Sport
15 March, 2026
Cardwell classifier a class act
JUNE Cotter has been recognised for 15 years of service as a para sport classifier, with the award presented at the 2026 Classifier Conference.

Mrs Cotter said the recognition came through Australian swimming classification and marked a broader acknowledgement of classifiers across the country.
“It’s an award for what they call an international classifier. And all the people in Australia got recognised the other night for the first time,” she said.
Mrs Cotter said she first became involved in classification after one of her swimmers, David Eade, struggled to access the system.
“Well, I had a swimmer, young David Eade, and he’d been with me and learned to swim when he was six,” she said.
“Then when he was 13, he said, I’m not swimming anymore. He and his mum came in crying to me and said, ‘he’ll never, ever win a medal. He doesn’t want to swim anymore.’
“So, I sent a letter off to Australian swimming, and they acted on it straight away... they sent me an email and said, ‘Well, if you go to Uni and do this course, you can become a classifier’. So, I did. I’ve been all over the world.”

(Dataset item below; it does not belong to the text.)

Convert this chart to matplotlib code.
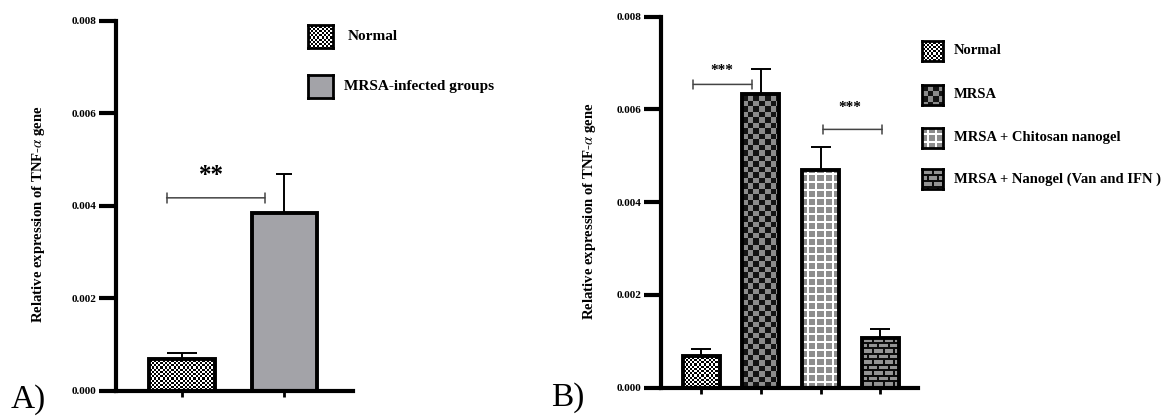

Mrs Cotter said classification was important because “it makes it fairer for the athlete”.
In physical classification, she works alongside a medical classifier to assess swimmers both on land and in the water.
“The medical examiner does all the manipulation stuff, you know, what they can do with their body and all that sort of stuff,” she said.
“Then we take them out to the water, and I assess them in the water to see if I get the same as what the medical (classifier) did.
“So, it’s just to make it fair, because you’re different on land than you are in the water sometimes.”
Looking back over 15 years, Mrs Cotter said the greatest reward had been seeing what para-athletes could achieve.
“It gives them something to do, and it gives them a life,” she said.
Asked what the award meant personally, Mrs Cotter said: “(It) makes me feel great to watch them, and when I go and see them, to see what they can achieve with what they’ve got to use. It’s unbelievable.”
Mrs Cotter is continuing her work in the sport, travelling to New South Wales this weekend to help classify swimmers before heading to the Gold Coast for national classifications ahead of the national championships.